* Goal of the exercise: Return the lines that follow, exactly as they appear, from the first through the one containing "-0.87, -0.92, -0.97, -1.0];"; no pictures are to be included.

■ ■ ■ ■ ■

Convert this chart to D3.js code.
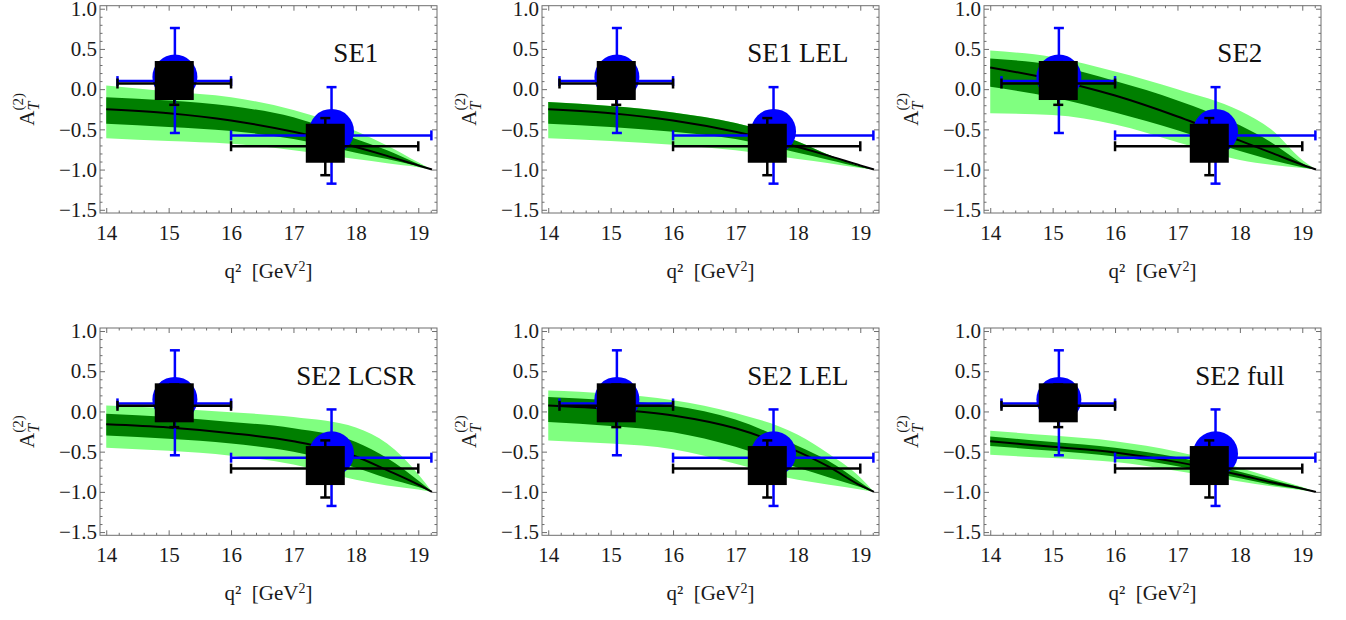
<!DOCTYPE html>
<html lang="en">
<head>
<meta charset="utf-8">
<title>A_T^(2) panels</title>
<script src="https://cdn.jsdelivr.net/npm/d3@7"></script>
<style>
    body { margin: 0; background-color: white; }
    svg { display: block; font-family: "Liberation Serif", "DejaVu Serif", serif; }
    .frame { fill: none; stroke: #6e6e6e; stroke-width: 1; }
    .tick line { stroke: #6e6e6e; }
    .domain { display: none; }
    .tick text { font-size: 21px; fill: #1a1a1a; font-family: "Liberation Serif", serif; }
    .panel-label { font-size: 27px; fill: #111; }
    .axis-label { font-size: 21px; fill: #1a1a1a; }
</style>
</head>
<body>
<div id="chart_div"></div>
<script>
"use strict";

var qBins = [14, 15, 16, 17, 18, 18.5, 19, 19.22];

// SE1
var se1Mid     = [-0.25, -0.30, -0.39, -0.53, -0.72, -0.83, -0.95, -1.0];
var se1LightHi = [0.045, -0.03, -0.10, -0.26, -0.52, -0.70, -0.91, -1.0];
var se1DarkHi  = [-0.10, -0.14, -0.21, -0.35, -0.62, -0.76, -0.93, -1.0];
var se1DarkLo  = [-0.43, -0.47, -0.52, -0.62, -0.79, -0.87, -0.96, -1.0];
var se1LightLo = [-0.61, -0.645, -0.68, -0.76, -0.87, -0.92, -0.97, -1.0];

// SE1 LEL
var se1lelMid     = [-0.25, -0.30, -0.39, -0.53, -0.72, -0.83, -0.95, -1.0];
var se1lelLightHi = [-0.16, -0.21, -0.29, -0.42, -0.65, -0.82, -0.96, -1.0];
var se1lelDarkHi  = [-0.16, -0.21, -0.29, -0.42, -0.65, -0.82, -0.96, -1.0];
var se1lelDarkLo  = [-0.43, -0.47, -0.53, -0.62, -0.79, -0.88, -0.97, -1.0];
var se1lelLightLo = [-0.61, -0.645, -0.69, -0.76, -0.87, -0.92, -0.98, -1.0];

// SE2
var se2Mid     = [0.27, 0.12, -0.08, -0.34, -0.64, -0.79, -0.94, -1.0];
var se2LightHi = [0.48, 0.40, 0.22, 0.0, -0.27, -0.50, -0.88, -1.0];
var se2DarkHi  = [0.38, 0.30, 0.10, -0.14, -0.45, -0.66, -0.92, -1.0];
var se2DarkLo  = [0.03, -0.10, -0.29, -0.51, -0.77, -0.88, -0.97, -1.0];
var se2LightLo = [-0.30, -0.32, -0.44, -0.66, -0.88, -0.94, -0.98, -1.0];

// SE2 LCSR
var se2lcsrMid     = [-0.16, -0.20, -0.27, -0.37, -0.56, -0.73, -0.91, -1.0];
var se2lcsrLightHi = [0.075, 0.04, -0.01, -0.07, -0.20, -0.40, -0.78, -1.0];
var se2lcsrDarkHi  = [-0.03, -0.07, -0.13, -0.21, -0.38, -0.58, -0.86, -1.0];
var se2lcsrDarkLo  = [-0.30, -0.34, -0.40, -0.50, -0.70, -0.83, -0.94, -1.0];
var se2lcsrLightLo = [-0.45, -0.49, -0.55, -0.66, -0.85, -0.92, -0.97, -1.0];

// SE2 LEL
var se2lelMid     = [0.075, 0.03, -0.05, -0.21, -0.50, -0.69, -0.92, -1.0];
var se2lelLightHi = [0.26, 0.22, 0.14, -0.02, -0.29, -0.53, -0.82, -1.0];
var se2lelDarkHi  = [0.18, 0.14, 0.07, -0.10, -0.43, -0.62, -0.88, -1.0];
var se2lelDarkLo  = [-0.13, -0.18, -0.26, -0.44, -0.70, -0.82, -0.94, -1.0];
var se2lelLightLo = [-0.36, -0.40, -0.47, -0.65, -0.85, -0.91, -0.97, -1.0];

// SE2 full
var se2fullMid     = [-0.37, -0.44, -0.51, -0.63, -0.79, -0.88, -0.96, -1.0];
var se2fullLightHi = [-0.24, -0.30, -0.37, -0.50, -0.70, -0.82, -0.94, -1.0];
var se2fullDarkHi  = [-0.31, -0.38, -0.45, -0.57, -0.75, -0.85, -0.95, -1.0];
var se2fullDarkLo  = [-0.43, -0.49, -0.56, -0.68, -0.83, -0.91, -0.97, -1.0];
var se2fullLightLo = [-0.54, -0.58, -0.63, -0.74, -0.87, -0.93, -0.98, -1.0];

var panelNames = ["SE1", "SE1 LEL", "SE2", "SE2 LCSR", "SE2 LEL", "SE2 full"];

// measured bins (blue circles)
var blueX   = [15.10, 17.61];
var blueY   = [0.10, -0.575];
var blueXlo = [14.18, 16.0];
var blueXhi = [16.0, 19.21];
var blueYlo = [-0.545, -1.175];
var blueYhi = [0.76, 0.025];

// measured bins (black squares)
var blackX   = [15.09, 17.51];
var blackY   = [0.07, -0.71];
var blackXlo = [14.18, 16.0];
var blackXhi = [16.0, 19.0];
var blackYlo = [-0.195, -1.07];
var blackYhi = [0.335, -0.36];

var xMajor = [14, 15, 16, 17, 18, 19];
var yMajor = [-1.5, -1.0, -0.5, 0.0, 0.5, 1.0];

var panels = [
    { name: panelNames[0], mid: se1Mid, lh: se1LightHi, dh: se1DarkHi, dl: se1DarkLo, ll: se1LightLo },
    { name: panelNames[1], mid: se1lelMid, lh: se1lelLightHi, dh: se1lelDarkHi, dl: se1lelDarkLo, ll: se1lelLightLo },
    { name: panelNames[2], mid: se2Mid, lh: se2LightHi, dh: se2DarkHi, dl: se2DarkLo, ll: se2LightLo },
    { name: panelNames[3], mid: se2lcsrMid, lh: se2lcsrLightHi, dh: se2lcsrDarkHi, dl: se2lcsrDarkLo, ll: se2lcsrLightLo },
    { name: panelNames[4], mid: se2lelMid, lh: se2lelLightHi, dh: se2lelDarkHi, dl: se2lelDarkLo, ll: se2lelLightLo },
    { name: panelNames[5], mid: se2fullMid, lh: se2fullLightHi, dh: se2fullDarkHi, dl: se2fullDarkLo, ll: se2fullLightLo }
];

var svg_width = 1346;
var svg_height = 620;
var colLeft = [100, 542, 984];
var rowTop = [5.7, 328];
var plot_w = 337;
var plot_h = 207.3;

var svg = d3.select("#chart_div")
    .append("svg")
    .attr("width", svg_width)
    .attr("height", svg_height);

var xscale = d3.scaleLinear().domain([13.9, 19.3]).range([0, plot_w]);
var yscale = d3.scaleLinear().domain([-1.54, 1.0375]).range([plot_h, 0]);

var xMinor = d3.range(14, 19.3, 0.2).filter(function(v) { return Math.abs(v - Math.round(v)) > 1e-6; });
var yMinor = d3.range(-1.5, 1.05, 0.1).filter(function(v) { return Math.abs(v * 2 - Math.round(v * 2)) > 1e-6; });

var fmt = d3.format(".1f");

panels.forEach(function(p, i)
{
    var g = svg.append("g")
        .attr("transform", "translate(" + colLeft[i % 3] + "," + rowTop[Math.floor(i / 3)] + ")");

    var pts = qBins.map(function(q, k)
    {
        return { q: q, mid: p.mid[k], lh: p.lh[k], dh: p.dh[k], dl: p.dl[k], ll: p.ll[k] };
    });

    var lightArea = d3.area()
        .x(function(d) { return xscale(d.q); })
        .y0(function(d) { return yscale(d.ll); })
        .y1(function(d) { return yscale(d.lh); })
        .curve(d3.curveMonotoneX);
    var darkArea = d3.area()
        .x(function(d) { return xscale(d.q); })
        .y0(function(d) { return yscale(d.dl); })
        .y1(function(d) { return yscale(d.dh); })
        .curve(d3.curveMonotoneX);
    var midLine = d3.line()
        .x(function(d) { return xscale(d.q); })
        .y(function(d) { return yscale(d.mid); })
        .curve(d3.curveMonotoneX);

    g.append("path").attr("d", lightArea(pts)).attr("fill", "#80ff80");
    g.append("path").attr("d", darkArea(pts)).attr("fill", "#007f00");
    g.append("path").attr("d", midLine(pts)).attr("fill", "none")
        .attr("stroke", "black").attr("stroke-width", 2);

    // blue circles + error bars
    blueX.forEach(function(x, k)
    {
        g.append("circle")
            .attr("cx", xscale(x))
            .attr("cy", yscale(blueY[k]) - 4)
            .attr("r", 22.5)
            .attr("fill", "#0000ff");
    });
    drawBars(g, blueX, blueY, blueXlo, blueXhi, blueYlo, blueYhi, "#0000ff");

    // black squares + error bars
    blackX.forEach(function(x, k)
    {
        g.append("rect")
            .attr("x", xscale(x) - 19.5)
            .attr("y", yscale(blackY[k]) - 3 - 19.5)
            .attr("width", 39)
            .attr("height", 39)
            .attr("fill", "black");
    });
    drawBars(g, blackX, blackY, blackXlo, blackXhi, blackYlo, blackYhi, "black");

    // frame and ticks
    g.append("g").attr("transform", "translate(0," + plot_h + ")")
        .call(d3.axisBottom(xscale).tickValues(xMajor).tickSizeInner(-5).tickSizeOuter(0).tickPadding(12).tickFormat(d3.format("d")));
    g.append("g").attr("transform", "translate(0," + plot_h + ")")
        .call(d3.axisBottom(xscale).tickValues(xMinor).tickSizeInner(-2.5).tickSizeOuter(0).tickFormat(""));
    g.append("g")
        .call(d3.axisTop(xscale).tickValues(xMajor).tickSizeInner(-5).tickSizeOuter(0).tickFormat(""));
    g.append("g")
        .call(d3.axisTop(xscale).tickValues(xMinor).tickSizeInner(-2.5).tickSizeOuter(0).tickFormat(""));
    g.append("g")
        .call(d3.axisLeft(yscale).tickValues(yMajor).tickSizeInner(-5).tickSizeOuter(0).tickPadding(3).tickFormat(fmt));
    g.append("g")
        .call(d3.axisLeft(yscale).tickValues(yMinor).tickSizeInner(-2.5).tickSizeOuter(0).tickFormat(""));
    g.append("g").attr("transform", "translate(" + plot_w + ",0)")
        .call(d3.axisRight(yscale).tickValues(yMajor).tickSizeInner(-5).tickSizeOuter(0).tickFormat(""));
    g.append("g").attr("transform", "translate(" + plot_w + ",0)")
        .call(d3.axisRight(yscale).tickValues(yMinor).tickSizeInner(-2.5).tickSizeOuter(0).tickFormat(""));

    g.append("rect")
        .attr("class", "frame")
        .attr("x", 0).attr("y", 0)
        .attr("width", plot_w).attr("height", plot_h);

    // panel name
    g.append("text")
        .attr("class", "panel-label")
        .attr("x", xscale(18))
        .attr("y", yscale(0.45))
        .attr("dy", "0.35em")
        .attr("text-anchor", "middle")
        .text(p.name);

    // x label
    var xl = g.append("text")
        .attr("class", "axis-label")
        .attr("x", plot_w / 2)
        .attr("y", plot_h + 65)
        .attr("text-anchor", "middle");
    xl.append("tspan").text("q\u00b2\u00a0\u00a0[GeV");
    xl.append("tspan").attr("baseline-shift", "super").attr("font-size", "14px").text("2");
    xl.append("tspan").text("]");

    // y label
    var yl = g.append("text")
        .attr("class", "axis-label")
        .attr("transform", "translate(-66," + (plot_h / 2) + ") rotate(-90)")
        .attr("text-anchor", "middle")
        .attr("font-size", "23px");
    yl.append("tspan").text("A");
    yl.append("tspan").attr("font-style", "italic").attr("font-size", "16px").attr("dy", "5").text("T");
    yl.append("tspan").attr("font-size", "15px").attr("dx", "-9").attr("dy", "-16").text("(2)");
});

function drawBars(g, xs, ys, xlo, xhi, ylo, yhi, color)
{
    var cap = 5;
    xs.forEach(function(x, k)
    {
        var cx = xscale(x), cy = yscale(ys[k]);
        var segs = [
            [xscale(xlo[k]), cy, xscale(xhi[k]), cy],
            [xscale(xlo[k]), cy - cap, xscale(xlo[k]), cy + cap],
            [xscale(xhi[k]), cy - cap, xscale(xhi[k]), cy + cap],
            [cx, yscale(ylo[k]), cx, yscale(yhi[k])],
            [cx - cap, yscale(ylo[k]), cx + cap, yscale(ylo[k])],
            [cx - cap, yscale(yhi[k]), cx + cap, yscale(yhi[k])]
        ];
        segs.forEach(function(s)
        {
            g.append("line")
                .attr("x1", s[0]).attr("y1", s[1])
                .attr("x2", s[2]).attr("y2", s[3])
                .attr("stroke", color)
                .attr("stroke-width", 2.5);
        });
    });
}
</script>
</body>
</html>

■ ■ ■ ■ ■

* Problem solution:
Convert this chart to D3.js code.
<!DOCTYPE html>
<html lang="en">
<head>
<meta charset="utf-8">
<title>A_T^(2) panels</title>
<script src="https://cdn.jsdelivr.net/npm/d3@7"></script>
<style>
    body { margin: 0; background-color: white; }
    svg { display: block; font-family: "Liberation Serif", "DejaVu Serif", serif; }
    .frame { fill: none; stroke: #6e6e6e; stroke-width: 1; }
    .tick line { stroke: #6e6e6e; }
    .domain { display: none; }
    .tick text { font-size: 21px; fill: #1a1a1a; font-family: "Liberation Serif", serif; }
    .panel-label { font-size: 27px; fill: #111; }
    .axis-label { font-size: 21px; fill: #1a1a1a; }
</style>
</head>
<body>
<div id="chart_div"></div>
<script>
"use strict";

var qBins = [14, 15, 16, 17, 18, 18.5, 19, 19.22];

// SE1
var se1Mid     = [-0.25, -0.30, -0.39, -0.53, -0.72, -0.83, -0.95, -1.0];
var se1LightHi = [0.045, -0.03, -0.10, -0.26, -0.52, -0.70, -0.91, -1.0];
var se1DarkHi  = [-0.10, -0.14, -0.21, -0.35, -0.62, -0.76, -0.93, -1.0];
var se1DarkLo  = [-0.43, -0.47, -0.52, -0.62, -0.79, -0.87, -0.96, -1.0];
var se1LightLo = [-0.61, -0.645, -0.68, -0.76, -0.87, -0.92, -0.97, -1.0];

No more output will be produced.